Given exercise: With pictures left out, extract every line between the start of the records below and the line holding "4135, 4095, 3920, 3840, 3784]", inclusive.

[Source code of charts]
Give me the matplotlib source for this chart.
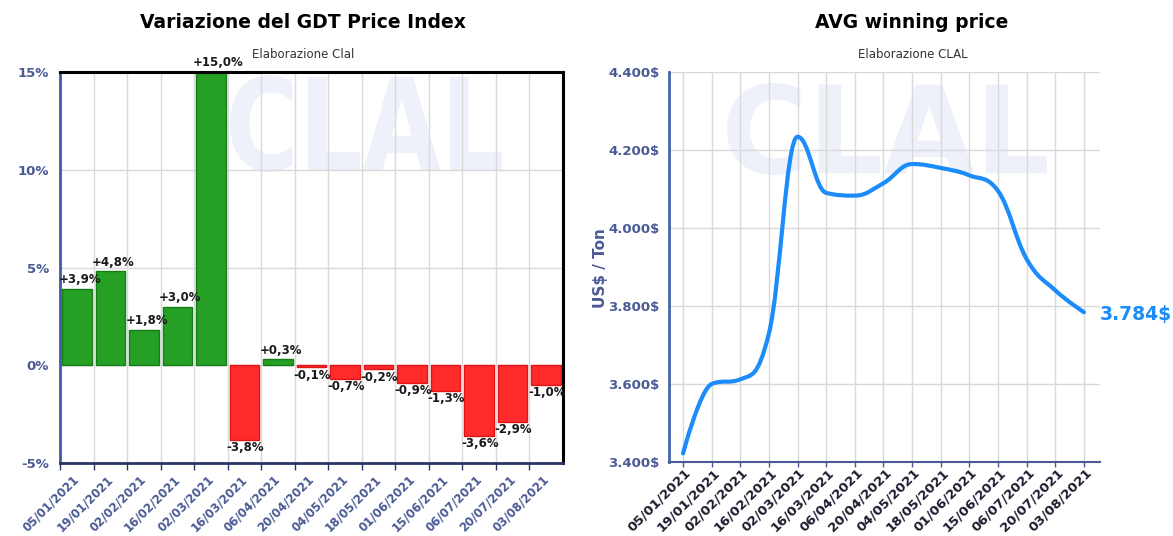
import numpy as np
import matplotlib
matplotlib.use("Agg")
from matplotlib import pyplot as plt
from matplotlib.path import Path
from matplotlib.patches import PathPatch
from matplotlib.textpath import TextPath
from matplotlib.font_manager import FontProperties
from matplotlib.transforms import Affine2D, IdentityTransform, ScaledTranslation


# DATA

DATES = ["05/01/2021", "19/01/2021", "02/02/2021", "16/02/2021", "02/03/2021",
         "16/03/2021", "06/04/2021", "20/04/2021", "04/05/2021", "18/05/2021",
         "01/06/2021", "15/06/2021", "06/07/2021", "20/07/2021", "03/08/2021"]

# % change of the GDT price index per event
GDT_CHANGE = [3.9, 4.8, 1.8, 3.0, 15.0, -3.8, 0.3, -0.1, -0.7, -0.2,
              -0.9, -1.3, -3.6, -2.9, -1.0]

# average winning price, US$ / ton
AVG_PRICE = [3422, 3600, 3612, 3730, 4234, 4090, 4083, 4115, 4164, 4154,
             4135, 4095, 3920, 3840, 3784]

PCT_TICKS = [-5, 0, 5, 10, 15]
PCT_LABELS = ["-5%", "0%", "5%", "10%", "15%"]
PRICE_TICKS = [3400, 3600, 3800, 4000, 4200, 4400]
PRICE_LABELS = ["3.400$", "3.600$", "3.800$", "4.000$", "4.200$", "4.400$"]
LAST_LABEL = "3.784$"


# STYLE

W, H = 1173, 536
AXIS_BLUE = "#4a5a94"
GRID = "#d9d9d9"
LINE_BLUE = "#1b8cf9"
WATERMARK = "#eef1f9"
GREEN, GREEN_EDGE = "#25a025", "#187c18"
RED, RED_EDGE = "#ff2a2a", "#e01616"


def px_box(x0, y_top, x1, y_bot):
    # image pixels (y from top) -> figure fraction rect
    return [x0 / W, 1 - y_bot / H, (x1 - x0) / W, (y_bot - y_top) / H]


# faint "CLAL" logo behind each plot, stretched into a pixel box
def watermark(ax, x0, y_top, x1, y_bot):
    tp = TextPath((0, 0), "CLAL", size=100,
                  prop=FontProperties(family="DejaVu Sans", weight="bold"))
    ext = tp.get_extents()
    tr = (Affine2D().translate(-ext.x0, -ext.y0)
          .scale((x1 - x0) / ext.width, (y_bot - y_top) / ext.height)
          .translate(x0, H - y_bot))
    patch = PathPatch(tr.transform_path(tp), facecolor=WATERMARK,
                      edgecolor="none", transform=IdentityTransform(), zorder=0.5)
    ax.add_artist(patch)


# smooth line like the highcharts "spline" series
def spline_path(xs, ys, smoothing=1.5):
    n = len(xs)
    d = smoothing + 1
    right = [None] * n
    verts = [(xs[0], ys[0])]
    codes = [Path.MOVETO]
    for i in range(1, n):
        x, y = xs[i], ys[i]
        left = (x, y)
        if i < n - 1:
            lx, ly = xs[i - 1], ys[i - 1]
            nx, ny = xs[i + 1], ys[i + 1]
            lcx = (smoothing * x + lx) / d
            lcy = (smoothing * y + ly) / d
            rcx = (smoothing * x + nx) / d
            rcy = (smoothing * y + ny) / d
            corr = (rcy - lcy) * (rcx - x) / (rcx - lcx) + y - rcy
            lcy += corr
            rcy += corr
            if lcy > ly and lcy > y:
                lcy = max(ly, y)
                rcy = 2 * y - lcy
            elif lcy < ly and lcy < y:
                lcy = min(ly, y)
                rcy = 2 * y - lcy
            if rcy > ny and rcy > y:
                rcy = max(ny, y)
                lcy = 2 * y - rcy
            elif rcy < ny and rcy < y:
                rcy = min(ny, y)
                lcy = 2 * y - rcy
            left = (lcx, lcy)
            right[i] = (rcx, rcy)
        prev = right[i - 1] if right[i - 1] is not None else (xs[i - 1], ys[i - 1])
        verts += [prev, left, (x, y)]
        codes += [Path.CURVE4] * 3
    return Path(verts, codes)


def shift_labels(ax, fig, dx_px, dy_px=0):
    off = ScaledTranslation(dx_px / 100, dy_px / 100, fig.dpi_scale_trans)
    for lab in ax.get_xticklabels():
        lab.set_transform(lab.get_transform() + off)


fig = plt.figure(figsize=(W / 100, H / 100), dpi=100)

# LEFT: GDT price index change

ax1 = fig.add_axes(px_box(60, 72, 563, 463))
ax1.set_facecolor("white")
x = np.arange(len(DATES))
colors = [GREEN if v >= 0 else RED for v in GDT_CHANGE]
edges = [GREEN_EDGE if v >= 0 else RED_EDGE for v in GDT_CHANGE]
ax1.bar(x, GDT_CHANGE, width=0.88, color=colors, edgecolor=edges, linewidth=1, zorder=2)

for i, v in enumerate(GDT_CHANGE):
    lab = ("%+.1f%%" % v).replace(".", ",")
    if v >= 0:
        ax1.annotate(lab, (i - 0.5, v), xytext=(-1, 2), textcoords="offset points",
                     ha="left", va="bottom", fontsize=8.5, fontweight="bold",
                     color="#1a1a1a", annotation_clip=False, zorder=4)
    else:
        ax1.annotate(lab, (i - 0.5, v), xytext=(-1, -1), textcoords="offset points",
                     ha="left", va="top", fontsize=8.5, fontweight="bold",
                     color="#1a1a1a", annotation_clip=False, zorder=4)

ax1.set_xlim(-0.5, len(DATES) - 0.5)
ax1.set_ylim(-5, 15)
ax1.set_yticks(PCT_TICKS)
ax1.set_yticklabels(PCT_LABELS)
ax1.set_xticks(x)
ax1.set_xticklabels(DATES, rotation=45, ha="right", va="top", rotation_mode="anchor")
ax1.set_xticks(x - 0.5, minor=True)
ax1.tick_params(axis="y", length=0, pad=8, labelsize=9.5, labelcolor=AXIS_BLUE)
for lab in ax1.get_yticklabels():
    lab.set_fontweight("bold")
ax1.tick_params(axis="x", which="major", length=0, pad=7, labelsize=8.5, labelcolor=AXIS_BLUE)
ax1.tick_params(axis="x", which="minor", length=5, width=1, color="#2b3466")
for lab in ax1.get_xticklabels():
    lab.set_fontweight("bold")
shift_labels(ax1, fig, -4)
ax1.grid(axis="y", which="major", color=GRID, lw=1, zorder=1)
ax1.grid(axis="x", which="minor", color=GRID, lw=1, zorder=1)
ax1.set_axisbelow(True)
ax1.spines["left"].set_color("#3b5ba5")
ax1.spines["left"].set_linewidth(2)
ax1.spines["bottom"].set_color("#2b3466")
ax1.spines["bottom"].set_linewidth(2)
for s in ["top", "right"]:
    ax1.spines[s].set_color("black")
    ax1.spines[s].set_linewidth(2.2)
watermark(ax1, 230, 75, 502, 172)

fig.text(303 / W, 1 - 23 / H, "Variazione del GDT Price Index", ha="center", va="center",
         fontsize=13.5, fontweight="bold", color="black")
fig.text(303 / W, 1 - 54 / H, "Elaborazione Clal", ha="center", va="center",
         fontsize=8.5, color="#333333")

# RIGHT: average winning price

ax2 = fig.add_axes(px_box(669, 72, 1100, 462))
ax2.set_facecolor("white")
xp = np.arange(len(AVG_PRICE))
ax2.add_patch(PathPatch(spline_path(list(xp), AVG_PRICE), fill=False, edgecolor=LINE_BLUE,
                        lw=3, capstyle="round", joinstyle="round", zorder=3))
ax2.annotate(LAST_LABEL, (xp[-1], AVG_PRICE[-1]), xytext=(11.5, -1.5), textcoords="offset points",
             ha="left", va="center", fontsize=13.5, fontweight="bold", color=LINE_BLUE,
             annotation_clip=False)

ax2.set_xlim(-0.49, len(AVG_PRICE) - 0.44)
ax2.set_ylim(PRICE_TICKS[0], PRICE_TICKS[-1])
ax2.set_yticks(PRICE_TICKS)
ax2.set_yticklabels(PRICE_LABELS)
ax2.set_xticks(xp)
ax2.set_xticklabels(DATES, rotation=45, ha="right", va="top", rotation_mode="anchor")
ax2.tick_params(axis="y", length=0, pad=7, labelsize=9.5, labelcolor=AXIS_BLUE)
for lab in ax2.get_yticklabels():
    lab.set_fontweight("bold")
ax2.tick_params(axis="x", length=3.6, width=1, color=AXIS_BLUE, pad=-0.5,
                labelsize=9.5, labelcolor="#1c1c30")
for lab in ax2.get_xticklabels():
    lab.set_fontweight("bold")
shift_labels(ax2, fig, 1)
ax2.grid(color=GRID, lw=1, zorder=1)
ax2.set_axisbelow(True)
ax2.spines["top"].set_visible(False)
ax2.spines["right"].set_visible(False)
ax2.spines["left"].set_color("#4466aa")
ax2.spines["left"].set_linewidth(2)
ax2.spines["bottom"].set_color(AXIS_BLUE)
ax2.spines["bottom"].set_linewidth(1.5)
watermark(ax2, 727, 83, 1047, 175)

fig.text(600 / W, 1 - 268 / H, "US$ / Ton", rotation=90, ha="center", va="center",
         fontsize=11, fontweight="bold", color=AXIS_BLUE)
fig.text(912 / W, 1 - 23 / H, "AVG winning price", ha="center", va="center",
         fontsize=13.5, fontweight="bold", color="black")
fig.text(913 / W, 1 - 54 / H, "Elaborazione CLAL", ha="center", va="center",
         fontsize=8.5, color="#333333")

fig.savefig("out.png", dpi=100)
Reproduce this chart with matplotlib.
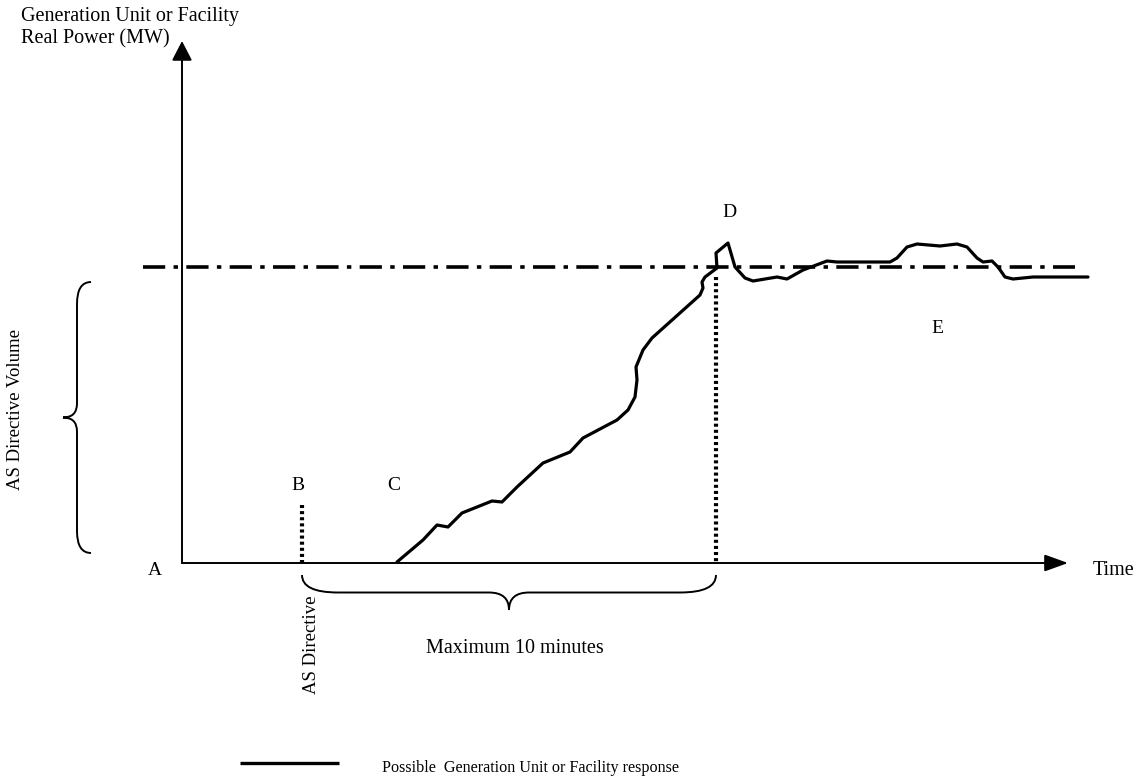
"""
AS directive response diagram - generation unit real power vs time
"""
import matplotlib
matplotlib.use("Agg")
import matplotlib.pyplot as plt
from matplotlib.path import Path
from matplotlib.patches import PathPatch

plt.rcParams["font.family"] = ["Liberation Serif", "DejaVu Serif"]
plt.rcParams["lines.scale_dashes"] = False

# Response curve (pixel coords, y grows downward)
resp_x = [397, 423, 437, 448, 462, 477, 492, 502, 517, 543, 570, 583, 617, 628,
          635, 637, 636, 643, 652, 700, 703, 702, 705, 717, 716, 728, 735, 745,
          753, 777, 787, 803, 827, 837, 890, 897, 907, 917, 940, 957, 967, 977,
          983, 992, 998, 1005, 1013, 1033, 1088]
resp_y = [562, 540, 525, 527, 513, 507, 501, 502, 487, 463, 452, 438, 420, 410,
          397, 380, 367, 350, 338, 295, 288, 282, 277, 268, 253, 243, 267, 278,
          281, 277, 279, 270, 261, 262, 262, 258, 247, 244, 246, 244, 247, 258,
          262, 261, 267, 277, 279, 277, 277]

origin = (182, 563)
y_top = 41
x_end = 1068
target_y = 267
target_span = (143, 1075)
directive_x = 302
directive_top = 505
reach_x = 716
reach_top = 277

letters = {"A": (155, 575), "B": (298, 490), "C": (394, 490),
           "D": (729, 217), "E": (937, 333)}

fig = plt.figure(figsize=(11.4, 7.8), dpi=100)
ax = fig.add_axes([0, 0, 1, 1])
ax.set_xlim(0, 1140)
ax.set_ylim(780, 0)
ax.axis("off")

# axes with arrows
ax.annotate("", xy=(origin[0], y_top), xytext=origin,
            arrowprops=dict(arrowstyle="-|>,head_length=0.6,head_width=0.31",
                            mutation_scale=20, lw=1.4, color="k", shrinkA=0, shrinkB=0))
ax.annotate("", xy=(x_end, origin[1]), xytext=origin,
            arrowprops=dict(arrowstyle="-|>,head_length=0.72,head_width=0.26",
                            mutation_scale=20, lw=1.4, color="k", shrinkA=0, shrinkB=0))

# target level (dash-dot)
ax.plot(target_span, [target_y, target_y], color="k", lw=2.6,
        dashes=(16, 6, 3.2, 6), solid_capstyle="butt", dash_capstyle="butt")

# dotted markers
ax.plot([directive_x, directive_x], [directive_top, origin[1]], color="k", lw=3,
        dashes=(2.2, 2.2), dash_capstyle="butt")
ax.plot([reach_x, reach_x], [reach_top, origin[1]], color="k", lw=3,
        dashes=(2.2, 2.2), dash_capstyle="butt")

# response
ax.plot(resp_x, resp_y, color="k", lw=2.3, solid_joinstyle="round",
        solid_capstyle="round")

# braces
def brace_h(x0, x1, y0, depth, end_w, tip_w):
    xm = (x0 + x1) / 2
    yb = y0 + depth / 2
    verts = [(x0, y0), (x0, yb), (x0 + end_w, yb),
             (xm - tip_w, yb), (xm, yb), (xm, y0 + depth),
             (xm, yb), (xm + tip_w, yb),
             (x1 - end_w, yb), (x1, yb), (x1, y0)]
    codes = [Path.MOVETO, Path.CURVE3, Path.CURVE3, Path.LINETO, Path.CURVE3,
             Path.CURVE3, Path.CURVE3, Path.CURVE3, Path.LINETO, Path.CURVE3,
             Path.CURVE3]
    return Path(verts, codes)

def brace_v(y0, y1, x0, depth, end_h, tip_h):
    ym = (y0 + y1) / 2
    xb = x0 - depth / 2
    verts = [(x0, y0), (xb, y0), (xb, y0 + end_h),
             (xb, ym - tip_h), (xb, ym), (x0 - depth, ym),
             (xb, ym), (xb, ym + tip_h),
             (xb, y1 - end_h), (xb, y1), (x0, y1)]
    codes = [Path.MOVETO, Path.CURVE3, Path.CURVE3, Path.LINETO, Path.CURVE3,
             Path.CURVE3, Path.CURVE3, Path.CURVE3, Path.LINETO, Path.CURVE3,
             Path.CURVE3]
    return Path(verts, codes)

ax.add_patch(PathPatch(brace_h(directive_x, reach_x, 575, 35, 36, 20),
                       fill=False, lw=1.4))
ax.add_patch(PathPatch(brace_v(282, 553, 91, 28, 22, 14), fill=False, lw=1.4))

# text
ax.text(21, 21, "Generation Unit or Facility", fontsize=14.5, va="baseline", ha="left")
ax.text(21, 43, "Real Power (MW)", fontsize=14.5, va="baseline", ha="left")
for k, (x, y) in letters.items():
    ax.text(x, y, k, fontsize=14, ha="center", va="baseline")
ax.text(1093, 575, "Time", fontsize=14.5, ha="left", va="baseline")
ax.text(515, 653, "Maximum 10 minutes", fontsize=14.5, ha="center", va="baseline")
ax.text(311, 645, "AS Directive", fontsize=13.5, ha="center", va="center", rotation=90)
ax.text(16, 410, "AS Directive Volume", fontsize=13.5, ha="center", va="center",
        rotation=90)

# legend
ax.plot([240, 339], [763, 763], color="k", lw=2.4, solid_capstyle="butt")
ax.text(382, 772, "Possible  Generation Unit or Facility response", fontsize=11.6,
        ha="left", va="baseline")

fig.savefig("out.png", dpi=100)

Output for this task:
Give me the matplotlib source for this chart.
import numpy as np
import matplotlib
matplotlib.use("Agg")
from matplotlib import pyplot as plt
from matplotlib.path import Path
from matplotlib.patches import PathPatch
from matplotlib.textpath import TextPath
from matplotlib.font_manager import FontProperties
from matplotlib.transforms import Affine2D, IdentityTransform, ScaledTranslation


# DATA

DATES = ["05/01/2021", "19/01/2021", "02/02/2021", "16/02/2021", "02/03/2021",
         "16/03/2021", "06/04/2021", "20/04/2021", "04/05/2021", "18/05/2021",
         "01/06/2021", "15/06/2021", "06/07/2021", "20/07/2021", "03/08/2021"]

# % change of the GDT price index per event
GDT_CHANGE = [3.9, 4.8, 1.8, 3.0, 15.0, -3.8, 0.3, -0.1, -0.7, -0.2,
              -0.9, -1.3, -3.6, -2.9, -1.0]

# average winning price, US$ / ton
AVG_PRICE = [3422, 3600, 3612, 3730, 4234, 4090, 4083, 4115, 4164, 4154,
             4135, 4095, 3920, 3840, 3784]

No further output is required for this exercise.